What is required: Leave out the pictures, and write out exactly the lines from the beginning of the material to the line holding "51, 55, 44];", that line included, and nothing else.

================

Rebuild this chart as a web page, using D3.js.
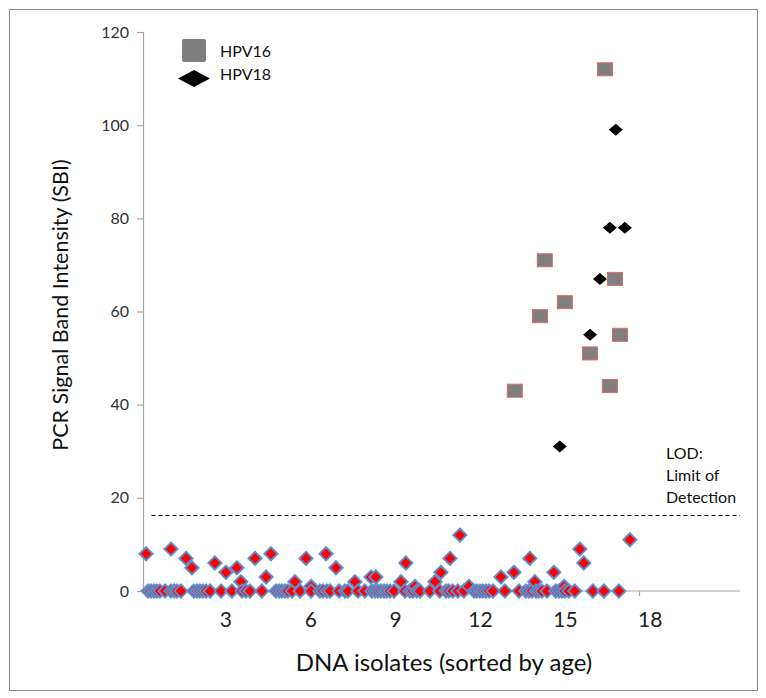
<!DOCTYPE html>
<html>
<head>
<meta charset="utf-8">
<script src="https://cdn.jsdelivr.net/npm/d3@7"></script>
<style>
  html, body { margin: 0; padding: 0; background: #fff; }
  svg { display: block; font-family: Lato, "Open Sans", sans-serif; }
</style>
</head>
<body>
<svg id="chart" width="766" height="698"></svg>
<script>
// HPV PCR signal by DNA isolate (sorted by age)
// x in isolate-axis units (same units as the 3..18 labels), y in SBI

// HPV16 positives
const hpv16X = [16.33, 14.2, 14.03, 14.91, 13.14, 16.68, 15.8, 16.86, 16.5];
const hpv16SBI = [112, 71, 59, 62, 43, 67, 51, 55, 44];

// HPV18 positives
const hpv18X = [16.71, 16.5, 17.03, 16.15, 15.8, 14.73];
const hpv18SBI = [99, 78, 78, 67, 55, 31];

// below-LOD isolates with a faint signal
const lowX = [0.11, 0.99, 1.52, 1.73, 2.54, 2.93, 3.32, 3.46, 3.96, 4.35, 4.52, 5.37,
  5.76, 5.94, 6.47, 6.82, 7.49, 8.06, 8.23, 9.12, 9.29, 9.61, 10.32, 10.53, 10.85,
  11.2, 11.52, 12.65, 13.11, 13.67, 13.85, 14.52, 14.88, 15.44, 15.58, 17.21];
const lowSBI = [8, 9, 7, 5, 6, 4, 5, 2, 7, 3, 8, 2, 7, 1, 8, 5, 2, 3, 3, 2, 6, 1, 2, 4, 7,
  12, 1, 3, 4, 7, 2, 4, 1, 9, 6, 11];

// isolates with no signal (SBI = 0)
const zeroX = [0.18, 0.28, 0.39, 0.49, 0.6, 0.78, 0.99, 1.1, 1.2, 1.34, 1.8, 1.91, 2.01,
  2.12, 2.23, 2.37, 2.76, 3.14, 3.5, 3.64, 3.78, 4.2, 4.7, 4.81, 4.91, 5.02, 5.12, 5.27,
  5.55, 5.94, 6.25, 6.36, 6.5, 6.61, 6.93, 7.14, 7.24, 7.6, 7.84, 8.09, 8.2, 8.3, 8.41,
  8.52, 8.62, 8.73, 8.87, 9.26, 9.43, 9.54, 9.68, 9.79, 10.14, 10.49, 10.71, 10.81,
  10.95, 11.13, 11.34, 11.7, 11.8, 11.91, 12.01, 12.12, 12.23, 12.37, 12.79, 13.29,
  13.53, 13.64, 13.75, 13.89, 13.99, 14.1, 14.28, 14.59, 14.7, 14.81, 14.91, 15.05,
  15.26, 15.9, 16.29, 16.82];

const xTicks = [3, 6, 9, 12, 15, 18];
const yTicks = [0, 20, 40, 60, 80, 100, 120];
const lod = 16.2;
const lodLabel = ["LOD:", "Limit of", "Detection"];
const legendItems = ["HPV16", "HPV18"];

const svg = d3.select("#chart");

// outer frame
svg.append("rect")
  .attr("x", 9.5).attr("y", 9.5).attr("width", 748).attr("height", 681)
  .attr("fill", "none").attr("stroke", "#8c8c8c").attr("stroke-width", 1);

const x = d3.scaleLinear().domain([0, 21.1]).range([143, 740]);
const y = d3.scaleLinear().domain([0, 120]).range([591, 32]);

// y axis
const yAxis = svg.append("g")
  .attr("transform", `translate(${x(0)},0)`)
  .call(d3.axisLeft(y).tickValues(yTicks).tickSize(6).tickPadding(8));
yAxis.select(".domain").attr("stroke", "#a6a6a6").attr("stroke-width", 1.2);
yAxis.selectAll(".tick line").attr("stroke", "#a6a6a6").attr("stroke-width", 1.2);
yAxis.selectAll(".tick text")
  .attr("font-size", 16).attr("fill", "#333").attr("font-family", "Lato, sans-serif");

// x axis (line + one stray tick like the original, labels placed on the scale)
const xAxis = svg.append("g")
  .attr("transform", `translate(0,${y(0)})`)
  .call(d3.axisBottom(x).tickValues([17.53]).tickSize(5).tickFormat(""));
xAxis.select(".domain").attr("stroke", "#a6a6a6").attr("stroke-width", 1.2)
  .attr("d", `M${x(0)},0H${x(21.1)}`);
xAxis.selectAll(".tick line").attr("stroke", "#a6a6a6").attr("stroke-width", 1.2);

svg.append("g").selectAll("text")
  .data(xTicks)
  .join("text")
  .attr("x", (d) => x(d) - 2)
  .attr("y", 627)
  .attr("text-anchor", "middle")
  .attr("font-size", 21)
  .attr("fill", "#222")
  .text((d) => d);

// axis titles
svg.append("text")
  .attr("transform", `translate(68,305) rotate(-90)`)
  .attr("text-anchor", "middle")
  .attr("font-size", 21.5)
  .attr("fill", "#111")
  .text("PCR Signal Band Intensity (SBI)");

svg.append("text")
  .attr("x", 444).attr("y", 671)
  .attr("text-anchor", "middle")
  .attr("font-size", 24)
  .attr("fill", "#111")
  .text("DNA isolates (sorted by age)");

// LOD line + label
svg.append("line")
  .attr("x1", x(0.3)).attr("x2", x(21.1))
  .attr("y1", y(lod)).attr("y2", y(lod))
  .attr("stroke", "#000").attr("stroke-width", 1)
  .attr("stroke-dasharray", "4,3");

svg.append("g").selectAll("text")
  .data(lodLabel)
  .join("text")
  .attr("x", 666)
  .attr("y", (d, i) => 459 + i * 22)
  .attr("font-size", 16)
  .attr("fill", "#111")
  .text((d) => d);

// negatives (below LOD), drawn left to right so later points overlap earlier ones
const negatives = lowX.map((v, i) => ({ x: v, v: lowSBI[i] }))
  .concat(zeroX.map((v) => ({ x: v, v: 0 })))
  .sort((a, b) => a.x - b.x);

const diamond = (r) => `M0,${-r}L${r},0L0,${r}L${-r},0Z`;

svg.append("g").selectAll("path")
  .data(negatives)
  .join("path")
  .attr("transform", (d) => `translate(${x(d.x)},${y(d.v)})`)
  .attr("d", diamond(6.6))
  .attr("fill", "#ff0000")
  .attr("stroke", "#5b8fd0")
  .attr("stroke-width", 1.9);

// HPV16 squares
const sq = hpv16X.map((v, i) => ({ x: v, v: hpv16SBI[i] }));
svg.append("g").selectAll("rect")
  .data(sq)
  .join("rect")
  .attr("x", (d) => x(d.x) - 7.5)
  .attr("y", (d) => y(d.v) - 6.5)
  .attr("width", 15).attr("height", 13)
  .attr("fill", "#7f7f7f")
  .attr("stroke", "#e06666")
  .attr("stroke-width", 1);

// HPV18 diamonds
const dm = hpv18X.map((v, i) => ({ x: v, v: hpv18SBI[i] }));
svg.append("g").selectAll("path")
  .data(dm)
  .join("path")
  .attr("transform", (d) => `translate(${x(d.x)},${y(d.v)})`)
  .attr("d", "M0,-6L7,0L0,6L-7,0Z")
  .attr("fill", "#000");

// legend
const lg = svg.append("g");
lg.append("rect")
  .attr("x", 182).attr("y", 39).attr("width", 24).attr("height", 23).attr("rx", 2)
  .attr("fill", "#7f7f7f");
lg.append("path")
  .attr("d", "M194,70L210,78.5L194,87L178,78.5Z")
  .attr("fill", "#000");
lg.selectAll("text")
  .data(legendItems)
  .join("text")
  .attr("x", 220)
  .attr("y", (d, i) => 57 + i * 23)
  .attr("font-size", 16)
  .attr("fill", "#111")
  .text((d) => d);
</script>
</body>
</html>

================

Exercise output:
Rebuild this chart as a web page, using D3.js.
<!DOCTYPE html>
<html>
<head>
<meta charset="utf-8">
<script src="https://cdn.jsdelivr.net/npm/d3@7"></script>
<style>
  html, body { margin: 0; padding: 0; background: #fff; }
  svg { display: block; font-family: Lato, "Open Sans", sans-serif; }
</style>
</head>
<body>
<svg id="chart" width="766" height="698"></svg>
<script>
// HPV PCR signal by DNA isolate (sorted by age)
// x in isolate-axis units (same units as the 3..18 labels), y in SBI

// HPV16 positives
const hpv16X = [16.33, 14.2, 14.03, 14.91, 13.14, 16.68, 15.8, 16.86, 16.5];
const hpv16SBI = [112, 71, 59, 62, 43, 67, 51, 55, 44];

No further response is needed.